Perhaps the most dangerous escalation of Trump's appeals to fascist violence is his attempt to canonize followers who die in service to him and the movement. As seen in the wake of Jan. 6, such people are now "martyrs" to the cause. This kind of myth-making is a common propaganda strategy among political death cults, from the Nazis to ISIS. Joseph Goebbels would be very proud of the Trump movement's elevation of terrorists into heroes.

Ultimately, the implicit and explicit calls to violence at CPAC are symptomatic of a larger problem in America. With neofascism in the ascendant, the Republican Party and right-wing echo chamber are amplifying violence as a means of keeping and holding political power. It's an understatement to say that such values and behavior are dangerous to democracy.

By email, I asked Dr. Bandy Lee, one of the world's foremost experts on violence and public health, how she perceives Trumpism's increasing public embrace of violence and physical threats against its enemies. She began her response by noting that violence, whether directed at others or the self, "is best considered a contagious disease": 

In science and in medicine, the distinction between physical and psychological diseases has all but dissolved. People debate whether Donald Trump is a symptom or a cause, but he is both. If he were removed as soon as specialists identified him and made their public health prognosis, he would have remained a symptom. Unfortunately, he was not, and his violence-proneness has spread as never before from a president. 

This is why I try to emphasize the concept of "shared psychosis," whereby a severely symptomatic person in a position of power transmits his symptoms through exposure and emotional bonds.
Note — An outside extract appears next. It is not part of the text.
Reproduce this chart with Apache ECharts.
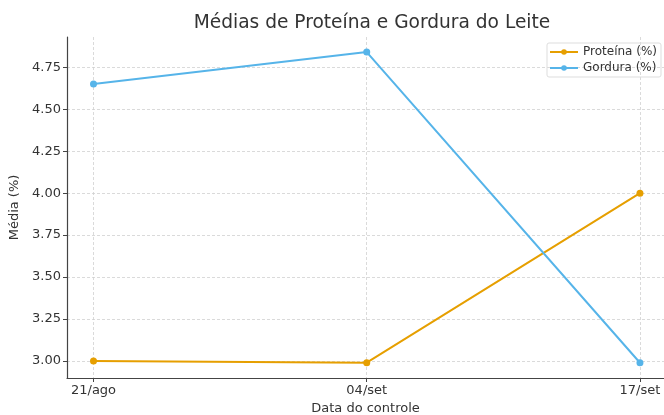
<!DOCTYPE html>
<html>
<head>
<meta charset="utf-8">
<script src="https://cdn.jsdelivr.net/npm/echarts@6/dist/echarts.min.js"></script>
<style>
  html, body { margin: 0; padding: 0; background: #fff; }
  #chart { width: 664px; height: 415px; }
</style>
</head>
<body>
<div id="chart"></div>
<script>
(function () {
  var datas = ['21/ago', '04/set', '17/set'];
  var proteina = [3.00, 2.99, 4.00];
  var gordura = [4.65, 4.84, 2.99];
  var yTicks = [3.00, 3.25, 3.50, 3.75, 4.00, 4.25, 4.50, 4.75];
  var xTicks = [0, 1, 2];

  function pares(vals) {
    return vals.map(function (v, i) { return [i, v]; });
  }

  var myChart = echarts.init(document.getElementById('chart'));
  var font = 'DejaVu Sans';
  var eixo = { show: true, onZero: false, lineStyle: { color: '#444', width: 1.2 } };
  var grade = { show: true, lineStyle: { color: '#d0d0d0', type: [3, 2], width: 0.8 } };

  var option = {
    animation: false,
    textStyle: { fontFamily: font },
    title: {
      text: 'Médias de Proteína e Gordura do Leite',
      left: 367, top: 9, textAlign: 'center',
      textStyle: { fontFamily: font, fontSize: 18.6, fontWeight: 'normal', color: '#333' }
    },
    legend: {
      orient: 'vertical',
      right: 3, top: 43,
      itemWidth: 28, itemHeight: 7, itemGap: 4,
      padding: [3, 4, 3, 2],
      borderColor: '#ddd', borderWidth: 1, borderRadius: 2,
      textStyle: { fontFamily: font, fontSize: 12, color: '#333' },
      data: ['Proteína (%)', 'Gordura (%)']
    },
    // sem ajuste automático: o gráfico original corta a margem direita
    grid: { left: 67, right: 0, top: 37, bottom: 37, outerBoundsMode: 'none', containLabel: false },
    xAxis: {
      type: 'value',
      min: -0.097, max: 2.088,
      name: 'Data do controle',
      nameLocation: 'middle', nameGap: 22,
      nameTextStyle: { fontFamily: font, fontSize: 13, color: '#333' },
      axisLine: eixo,
      axisTick: { show: true, length: 4, customValues: xTicks, lineStyle: { color: '#444' } },
      axisLabel: {
        customValues: xTicks, fontSize: 13, color: '#333', margin: 6,
        formatter: function (v) { return datas[Math.round(v)]; }
      },
      splitLine: Object.assign({ customValues: xTicks }, grade)
    },
    yAxis: {
      type: 'value',
      min: 2.899, max: 4.93,
      name: 'Média (%)',
      nameLocation: 'middle', nameGap: 36,
      nameTextStyle: { fontFamily: font, fontSize: 13, color: '#333' },
      axisLine: eixo,
      axisTick: { show: true, length: 4, customValues: yTicks, lineStyle: { color: '#444' } },
      axisLabel: {
        customValues: yTicks, fontSize: 13, color: '#333', margin: 6,
        formatter: function (v) { return v.toFixed(2); }
      },
      splitLine: Object.assign({ customValues: yTicks }, grade)
    },
    series: [
      {
        name: 'Proteína (%)', type: 'line',
        data: pares(proteina),
        symbol: 'circle', symbolSize: 7,
        itemStyle: { color: '#E69F00' },
        lineStyle: { color: '#E69F00', width: 2 }
      },
      {
        name: 'Gordura (%)', type: 'line',
        data: pares(gordura),
        symbol: 'circle', symbolSize: 7,
        itemStyle: { color: '#56B4E9' },
        lineStyle: { color: '#56B4E9', width: 2 }
      }
    ]
  };

  myChart.setOption(option);
}());
</script>
</body>
</html>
Symptom transmission differs from ordinary persuasion, or the convincing of ideas, in that it "catches" through compulsion, or irresistible emotional drives that are not amenable to logic or evidence. The results are quite dramatic in family settings or in street gangs, but we now see this at national scale because of the influential position he held.

Given the events of Jan. 6 (and the Age of Trump more generally), law enforcement and national security experts are warning that the United States may experience a sustained right-wing violent insurgency. Such experts also warn that, once it becomes clear that Trump will not miraculously be returned to power, we are likely to see acts of domestic terrorism directed at Democratic elected officials, Black and brown people, and others targeted as "the enemy."
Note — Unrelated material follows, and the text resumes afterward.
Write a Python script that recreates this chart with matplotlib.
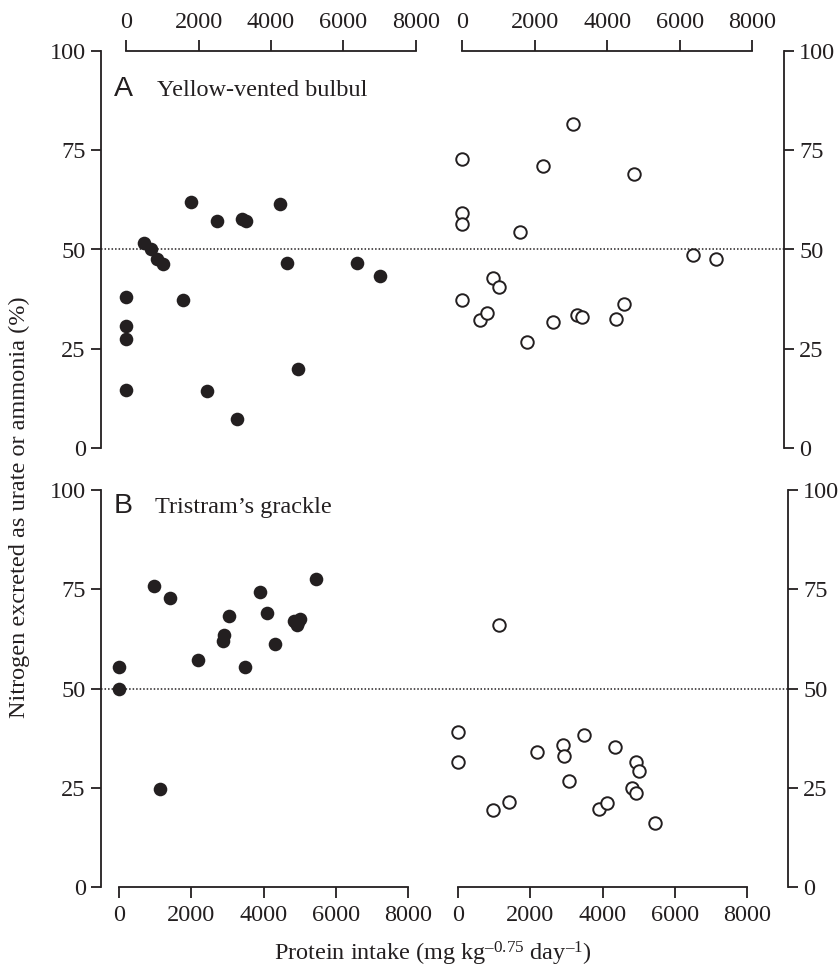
import matplotlib
matplotlib.use("Agg")
import matplotlib.pyplot as plt

plt.rcParams['font.family'] = ['Liberation Serif', 'DejaVu Serif']
plt.rcParams['mathtext.fontset'] = 'custom'
plt.rcParams['mathtext.rm'] = 'Liberation Serif'
plt.rcParams['mathtext.it'] = 'Liberation Serif:italic'

# ---- data ----
y_ticks = [0, 25, 50, 75, 100]
x_ticks = [0, 2000, 4000, 6000, 8000]

# Panel A: Yellow-vented bulbul
a_filled_x = [0, 0, 0, 0, 489, 674, 857, 1005, 1576, 1779, 2240, 2498, 3051,
              3189, 3309, 4248, 4451, 4755, 6368, 7012]
a_filled_y = [38.1, 30.8, 27.5, 14.6, 51.6, 50.0, 47.7, 46.3, 37.2, 62.0, 14.4,
              57.2, 7.2, 57.6, 57.3, 61.5, 46.6, 20.0, 46.5, 43.3]
a_open_x = [0, 0, 0, 0, 497, 671, 855, 1002, 1582, 1775, 2225, 2501, 3053,
            3154, 3292, 4239, 4460, 4745, 6354, 6998]
a_open_y = [72.7, 59.3, 56.5, 37.2, 32.3, 34.0, 42.8, 40.5, 54.5, 26.6, 71.1,
            31.8, 81.5, 33.5, 33.0, 32.5, 36.3, 68.9, 48.5, 47.7]

# Panel B: Tristram's grackle
b_filled_x = [0, 0, 968, 1143, 1410, 2175, 2885, 2912, 3051, 3484, 3890, 4092,
              4323, 4839, 4920, 4940, 5005, 5438]
b_filled_y = [55.5, 50.0, 75.9, 24.7, 72.9, 57.3, 62.0, 63.5, 68.2, 55.5, 74.4,
              68.9, 61.3, 67.1, 66.0, 66.8, 67.5, 77.7]
b_open_x = [0, 0, 971, 1128, 1415, 2183, 2904, 2923, 3061, 3496, 3903, 4125,
            4338, 4828, 4939, 5013, 4939, 5466]
b_open_y = [39.1, 31.6, 19.3, 66.1, 21.5, 33.9, 35.7, 32.9, 26.8, 38.3, 19.7,
            21.2, 35.3, 25.0, 31.6, 29.3, 23.7, 16.1]

W, H = 839, 972
fig = plt.figure(figsize=(W / 100, H / 100), dpi=100)

INK = '#231f20'
LW = 1.3
FS = 17.5
TFS = 17.5


def box(x0, x1, ytop, ybot):
    return [x0 / W, 1 - ybot / H, (x1 - x0) / W, (ybot - ytop) / H]


def main_axes(x0, x1, ytop, ybot):
    ax = fig.add_axes(box(x0, x1, ytop, ybot))
    ax.set_ylim(0, 100)
    ax.set_xlim(0, 1)
    ax.patch.set_alpha(0)
    for s in ['top', 'bottom']:
        ax.spines[s].set_visible(False)
    for s in ['left', 'right']:
        ax.spines[s].set_linewidth(LW)
        ax.spines[s].set_color(INK)
    ax.set_xticks([])
    ax.set_yticks(y_ticks)
    ax.tick_params(axis='y', direction='out', length=7.5, width=LW, colors=INK,
                   labelsize=FS, left=True, right=True, labelleft=True,
                   labelright=True, pad=3.5)
    ax.axhline(50, color=INK, lw=1.1, ls=(0, (1, 1.3)))
    return ax


def sub_axes(x0, x1, ytop, ybot, top):
    ax = fig.add_axes(box(x0, x1, ytop, ybot))
    ax.set_xlim(0, 8000)
    ax.set_ylim(0, 100)
    ax.patch.set_alpha(0)
    for s in ['left', 'right', 'top', 'bottom']:
        ax.spines[s].set_visible(False)
    side = 'top' if top else 'bottom'
    ax.spines[side].set_visible(True)
    ax.spines[side].set_linewidth(LW)
    ax.spines[side].set_color(INK)
    ax.set_yticks([])
    ax.set_xticks(x_ticks)
    ax.tick_params(axis='x', direction='out', length=8, width=LW, colors=INK,
                   labelsize=FS, top=top, bottom=not top, labeltop=top,
                   labelbottom=not top, pad=5)
    return ax


def filled(ax, xs, ys):
    ax.plot(xs, ys, 'o', ms=9.8, color=INK, mec=INK, mew=0, clip_on=False,
            zorder=3)


def hollow(ax, xs, ys):
    ax.plot(xs, ys, 'o', ms=9.0, mfc='white', mec=INK, mew=1.4, clip_on=False,
            zorder=3)


# Panel A
axA = main_axes(101, 784, 51, 448)
axA1 = sub_axes(126.3, 415.7, 51, 448, top=True)
axA2 = sub_axes(462.3, 752.3, 51, 448, top=True)
filled(axA1, a_filled_x, a_filled_y)
hollow(axA2, a_open_x, a_open_y)

# Panel B
axB = main_axes(101, 788, 490, 887)
axB1 = sub_axes(119, 408.3, 490, 887, top=False)
axB2 = sub_axes(458.3, 746.7, 490, 887, top=False)
filled(axB1, b_filled_x, b_filled_y)
hollow(axB2, b_open_x, b_open_y)

# Panel labels
fig.text(114 / W, 1 - 96 / H, 'A', family=['Liberation Sans'], fontsize=20.5,
         va='baseline', ha='left', color=INK)
fig.text(157 / W, 1 - 96 / H, 'Yellow-vented bulbul', fontsize=TFS,
         va='baseline', ha='left', color=INK)
fig.text(114 / W, 1 - 513 / H, 'B', family=['Liberation Sans'], fontsize=20.5,
         va='baseline', ha='left', color=INK)
fig.text(155 / W, 1 - 513 / H, 'Tristram\u2019s grackle', fontsize=TFS,
         va='baseline', ha='left', color=INK)

# Axis labels
fig.text(19 / W, 1 - 507 / H,
         'Nitrogen excreted as urate or ammonia (%)', rotation=90,
         fontsize=TFS, ha='center', va='center', color=INK)
fig.text(433 / W, 1 - 960 / H,
         'Protein intake (mg kg$^{\u20130.75}$ day$^{\u20131}$)',
         fontsize=TFS, ha='center', va='baseline', color=INK)

fig.savefig('out.png', dpi=100)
On this pattern of escalating violence, Lee warns:

Fascism is more of a mental pathology at societal scale than a political ideology.  Since we failed to intervene at the seeding phase, the spread has become exponential, just like any pandemic, but it is still not impossible to reverse the tide.

Donald Trump's being "gone" has not been much of a remedy because he was allowed to stay in power for so long, and even now we are far from containing him.

Over four years, he had "infected" and hence created many more mini-Trumps who act individually or at local levels to transmit symptoms.

Indeed, there was rapid escalation of suicides following his election, and we are now seeing homicide levels that reflect his presidency in 2019.  We can mitigate the violence more directly through local means, but a truly preventive intervention needs to happen at the presidential or national level.

As illustrated at the CPAC gathering, Joe Biden may be president, but America remains in the grip of a national nightmare fueled by Trumpism, the Republican Party and the larger white right. What can or will the Democrats do to break this cycle? What are they doing right now to save American democracy from the ferocious energy of fascism and political violence, seen in miniature this past weekend?